Answer 6 · 2023-04-17T18:28:01.000Z

Big question for me is whether we (1) provide lazy_identityoperator() or (2) have identityoperator() return a FillArray.

Option 1 is clearly safer as it does not break any code that relies on identityoperator() returning a sparse matrix operator, but it does introduce new API that we might deprecate later if we decide to move to option 2.

Most code that uses identityoperator() should not actually break with option 2, as operations like a * identityoperator() should still produce exactly the same results as before, so I think I lean slightly towards option 2. Thoughts?

I would argue for option 2 since this makes the contagious LazyTensor in #86 more efficient and natural to combine with the standard syntax (of course only if it's trivial to make sure nothing is broken by option 2).

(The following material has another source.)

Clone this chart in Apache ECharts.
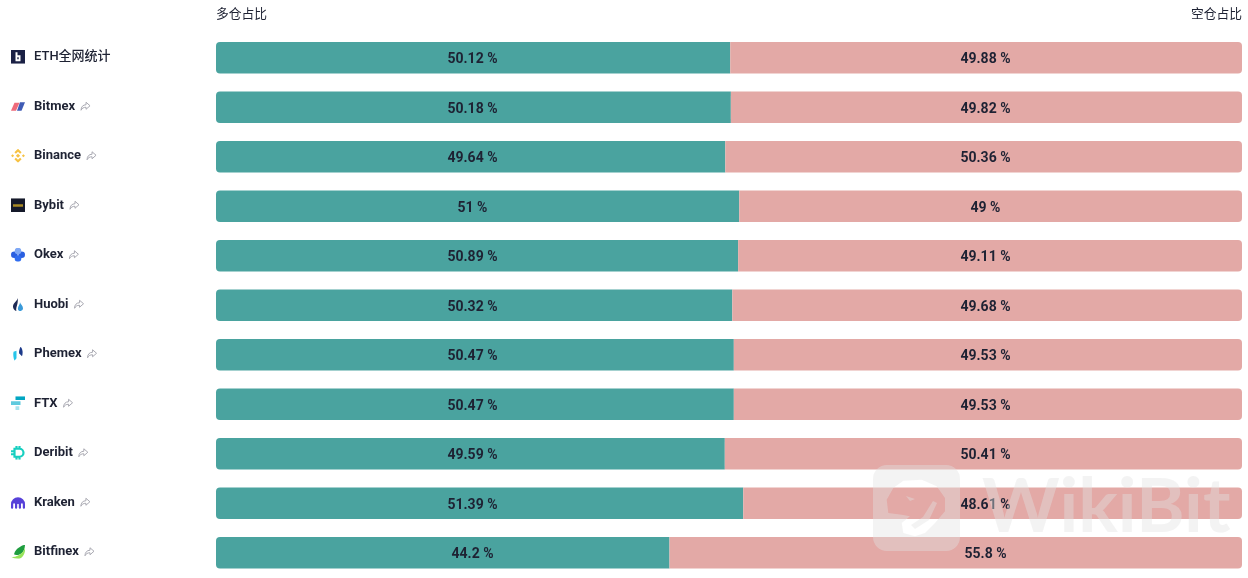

Answer 7 · 2023-04-17T18:35:42.000Z

Yeah, I agree that providing minimal surprise when tensoring LazyTensors with identities is nice. As for breakage, I think external code is really the only issue. The fix is pretty trivial if it does cause problems - just do sparse(identityoperator()). @david-pl do you think this, plus @mabuni1998's other changes, are worth a minor version bump?

Answer 8 · 2023-04-17T20:51:26.000Z

In favor of option 2 as well. Maybe we can start keeping a human-focused changelog for this type of stuff: https://keepachangelog.com/en/1.0.0/

I started having one midway through some of my projects (just marking the first tracked version as "changes not logged before this date"), and it has been a valuable reference

Answer 9 · 2023-04-18T17:57:24.000Z

@amilsted yeah, I'd say this together with #86 qualifies for a breaking change, so option 2 should be fine. In any case, the Eye should behave mostly like a matrix, so things shouldn't be too bad I hope. Would be great to do it all in one minor version bump! Do you maybe have time to implement it?

Answer 10 · 2023-04-18T18:10:10.000Z

Yeah, I'll give it a shot.

Answer 11 · 2023-04-21T21:29:36.000Z

Implementation in #94 gets speed back up to where it should be.